Introduction to Edinburgh

Edinburgh - the Scottish capital that pushes the boundaries of new-era style and sees millions of travellers flock to the city for a piece of the action. And, the action they find is of a city straddling the old and new with some of Scotland’s finest examples of historic architecture, some dating back hundreds of years, coupled with ultra-modern designs that give the capital city its hip edge. With this in mind, Edinburgh doesn’t feel muddled at all and confidently defines its own cultural cachet as the ‘Athens of the North’.

Edinburgh also loves a good old festival with 12 official events throughout the year. The most famous would have to be the Edinburgh Fringe Festival, which runs throughout August and features around 800 performances.

When the city isn’t hosting an event, the main areas of appeal for tourists are the medieval Old Town and modern New Town. The Old Town is positioned on a steep-sided hill and features small, winding alleyways trailing off from the Royal Mile which, in true Edinburgh style, ends at Edinburgh Castle. The city’s most famous landmark, Edinburgh Castle is an estate dating back to the 16th century, although some parts are thought to have been built as early as the 12th century.

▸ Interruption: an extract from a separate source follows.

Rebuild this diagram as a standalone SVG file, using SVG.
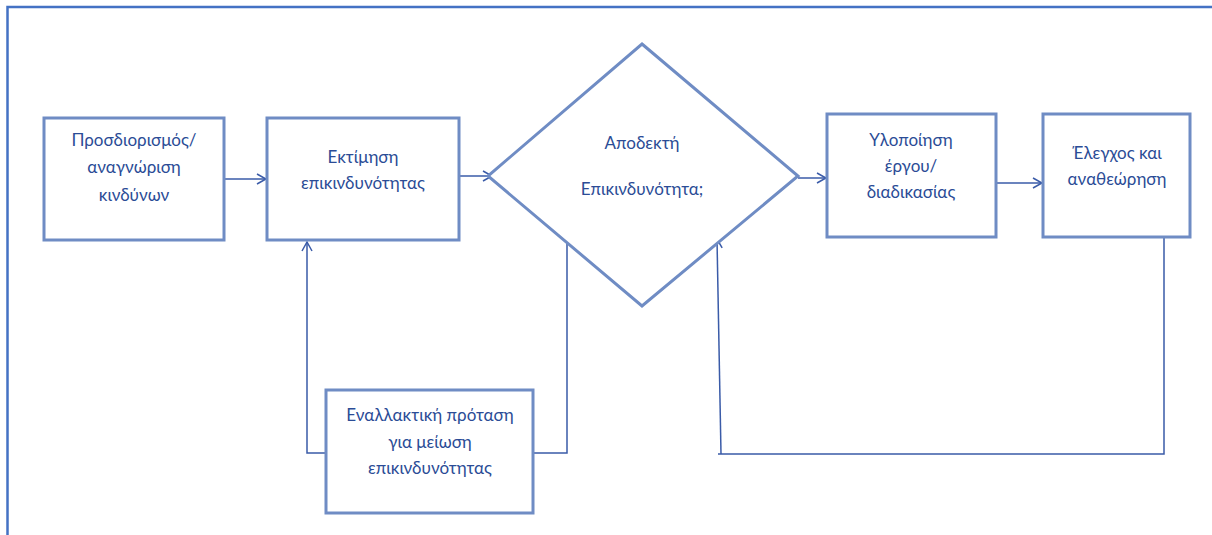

On the other side of the spectrum, New Town, predominately an 18th century built-up area, hums with commerce and culture. It is here that locals pound the pavement on the hunt for a pint and a traditional meal with a twist. The local cuisine usually consists of meat within a stew or a pie-based dish, while international restaurants helmed by celebrity chefs are also on offer. Come night-time and Edinburgh comes alive with live music, best experienced at the infamous Cave venue, an old, converted 2-storey French stable that offers amazing acoustics and a fantastic atmosphere.